• [Available data]
┄┄┄┄┄┄┄┄┄┄┄┄┄┄┄┄┄┄┄┄

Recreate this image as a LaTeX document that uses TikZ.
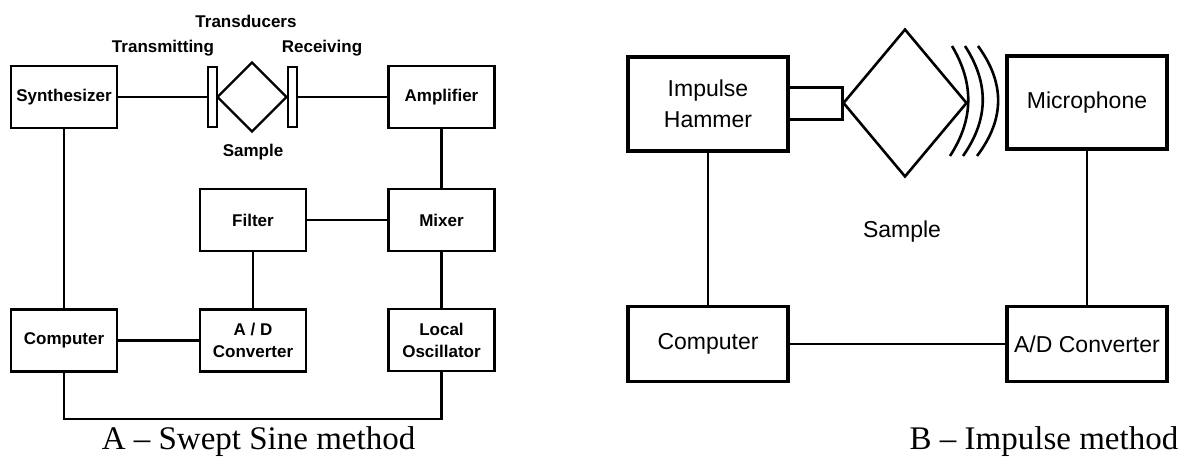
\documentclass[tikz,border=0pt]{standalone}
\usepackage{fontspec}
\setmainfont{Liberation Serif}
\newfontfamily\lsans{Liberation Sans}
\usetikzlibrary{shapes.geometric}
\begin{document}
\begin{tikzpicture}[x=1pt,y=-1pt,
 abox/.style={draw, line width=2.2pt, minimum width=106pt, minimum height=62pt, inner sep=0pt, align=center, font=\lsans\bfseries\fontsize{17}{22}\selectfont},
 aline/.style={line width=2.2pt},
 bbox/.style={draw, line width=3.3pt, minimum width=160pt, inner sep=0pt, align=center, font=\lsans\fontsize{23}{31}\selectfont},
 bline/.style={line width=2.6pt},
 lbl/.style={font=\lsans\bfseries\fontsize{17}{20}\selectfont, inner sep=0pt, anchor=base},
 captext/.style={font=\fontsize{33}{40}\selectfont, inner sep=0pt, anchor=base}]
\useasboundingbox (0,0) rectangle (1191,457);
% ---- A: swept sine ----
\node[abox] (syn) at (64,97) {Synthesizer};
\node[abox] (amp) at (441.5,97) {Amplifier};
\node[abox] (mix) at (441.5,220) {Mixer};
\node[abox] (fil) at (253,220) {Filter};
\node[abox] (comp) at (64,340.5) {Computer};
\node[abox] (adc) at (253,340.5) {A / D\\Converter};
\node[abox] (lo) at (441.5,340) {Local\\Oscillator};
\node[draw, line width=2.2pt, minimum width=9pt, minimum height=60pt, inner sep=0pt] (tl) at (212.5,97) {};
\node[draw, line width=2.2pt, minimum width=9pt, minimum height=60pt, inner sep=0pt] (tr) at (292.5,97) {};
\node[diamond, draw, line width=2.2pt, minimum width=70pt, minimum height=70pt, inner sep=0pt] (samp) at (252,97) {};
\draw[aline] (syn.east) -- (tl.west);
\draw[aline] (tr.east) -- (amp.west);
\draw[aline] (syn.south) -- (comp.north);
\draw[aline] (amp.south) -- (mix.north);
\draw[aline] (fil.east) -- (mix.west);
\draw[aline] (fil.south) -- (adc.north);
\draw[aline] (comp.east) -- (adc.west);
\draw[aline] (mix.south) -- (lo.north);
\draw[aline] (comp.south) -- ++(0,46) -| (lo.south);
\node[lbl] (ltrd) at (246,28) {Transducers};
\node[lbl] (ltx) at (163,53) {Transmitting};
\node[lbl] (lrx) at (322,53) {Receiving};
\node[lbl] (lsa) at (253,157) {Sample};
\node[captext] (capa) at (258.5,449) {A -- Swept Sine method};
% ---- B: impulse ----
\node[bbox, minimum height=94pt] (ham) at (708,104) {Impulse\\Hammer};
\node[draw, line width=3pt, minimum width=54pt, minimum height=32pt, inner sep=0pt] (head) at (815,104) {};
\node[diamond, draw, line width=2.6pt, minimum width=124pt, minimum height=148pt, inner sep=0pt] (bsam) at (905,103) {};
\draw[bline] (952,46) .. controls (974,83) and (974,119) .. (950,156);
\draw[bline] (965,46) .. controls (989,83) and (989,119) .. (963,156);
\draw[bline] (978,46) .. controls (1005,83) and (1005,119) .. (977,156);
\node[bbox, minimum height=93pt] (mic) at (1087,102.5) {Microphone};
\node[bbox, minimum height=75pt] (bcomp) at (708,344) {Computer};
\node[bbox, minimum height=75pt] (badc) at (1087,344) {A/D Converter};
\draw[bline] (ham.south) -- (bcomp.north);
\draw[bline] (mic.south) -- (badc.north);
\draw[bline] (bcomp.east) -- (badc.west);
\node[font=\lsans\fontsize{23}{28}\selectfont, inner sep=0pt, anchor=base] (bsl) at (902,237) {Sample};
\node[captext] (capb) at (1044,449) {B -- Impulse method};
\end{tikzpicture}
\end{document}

┄┄┄┄┄┄┄┄┄┄┄┄┄┄┄┄┄┄┄┄

Quote everything in the listing above exactly; pictures are the only thing to omit.

Recreate this image as a LaTeX document that uses TikZ.
\documentclass[tikz,border=0pt]{standalone}
\usepackage{fontspec}
\setmainfont{Liberation Serif}
\newfontfamily\lsans{Liberation Sans}
\usetikzlibrary{shapes.geometric}
\begin{document}
\begin{tikzpicture}[x=1pt,y=-1pt,
 abox/.style={draw, line width=2.2pt, minimum width=106pt, minimum height=62pt, inner sep=0pt, align=center, font=\lsans\bfseries\fontsize{17}{22}\selectfont},
 aline/.style={line width=2.2pt},
 bbox/.style={draw, line width=3.3pt, minimum width=160pt, inner sep=0pt, align=center, font=\lsans\fontsize{23}{31}\selectfont},
 bline/.style={line width=2.6pt},
 lbl/.style={font=\lsans\bfseries\fontsize{17}{20}\selectfont, inner sep=0pt, anchor=base},
 captext/.style={font=\fontsize{33}{40}\selectfont, inner sep=0pt, anchor=base}]
\useasboundingbox (0,0) rectangle (1191,457);
% ---- A: swept sine ----
\node[abox] (syn) at (64,97) {Synthesizer};
\node[abox] (amp) at (441.5,97) {Amplifier};
\node[abox] (mix) at (441.5,220) {Mixer};
\node[abox] (fil) at (253,220) {Filter};
\node[abox] (comp) at (64,340.5) {Computer};
\node[abox] (adc) at (253,340.5) {A / D\\Converter};
\node[abox] (lo) at (441.5,340) {Local\\Oscillator};
\node[draw, line width=2.2pt, minimum width=9pt, minimum height=60pt, inner sep=0pt] (tl) at (212.5,97) {};
\node[draw, line width=2.2pt, minimum width=9pt, minimum height=60pt, inner sep=0pt] (tr) at (292.5,97) {};
\node[diamond, draw, line width=2.2pt, minimum width=70pt, minimum height=70pt, inner sep=0pt] (samp) at (252,97) {};
\draw[aline] (syn.east) -- (tl.west);
\draw[aline] (tr.east) -- (amp.west);
\draw[aline] (syn.south) -- (comp.north);
\draw[aline] (amp.south) -- (mix.north);
\draw[aline] (fil.east) -- (mix.west);
\draw[aline] (fil.south) -- (adc.north);
\draw[aline] (comp.east) -- (adc.west);
\draw[aline] (mix.south) -- (lo.north);
\draw[aline] (comp.south) -- ++(0,46) -| (lo.south);
\node[lbl] (ltrd) at (246,28) {Transducers};
\node[lbl] (ltx) at (163,53) {Transmitting};
\node[lbl] (lrx) at (322,53) {Receiving};
\node[lbl] (lsa) at (253,157) {Sample};
\node[captext] (capa) at (258.5,449) {A -- Swept Sine method};
% ---- B: impulse ----
\node[bbox, minimum height=94pt] (ham) at (708,104) {Impulse\\Hammer};
\node[draw, line width=3pt, minimum width=54pt, minimum height=32pt, inner sep=0pt] (head) at (815,104) {};
\node[diamond, draw, line width=2.6pt, minimum width=124pt, minimum height=148pt, inner sep=0pt] (bsam) at (905,103) {};
\draw[bline] (952,46) .. controls (974,83) and (974,119) .. (950,156);
\draw[bline] (965,46) .. controls (989,83) and (989,119) .. (963,156);
\draw[bline] (978,46) .. controls (1005,83) and (1005,119) .. (977,156);
\node[bbox, minimum height=93pt] (mic) at (1087,102.5) {Microphone};
\node[bbox, minimum height=75pt] (bcomp) at (708,344) {Computer};
\node[bbox, minimum height=75pt] (badc) at (1087,344) {A/D Converter};
\draw[bline] (ham.south) -- (bcomp.north);
\draw[bline] (mic.south) -- (badc.north);
\draw[bline] (bcomp.east) -- (badc.west);
\node[font=\lsans\fontsize{23}{28}\selectfont, inner sep=0pt, anchor=base] (bsl) at (902,237) {Sample};
\node[captext] (capb) at (1044,449) {B -- Impulse method};
\end{tikzpicture}
\end{document}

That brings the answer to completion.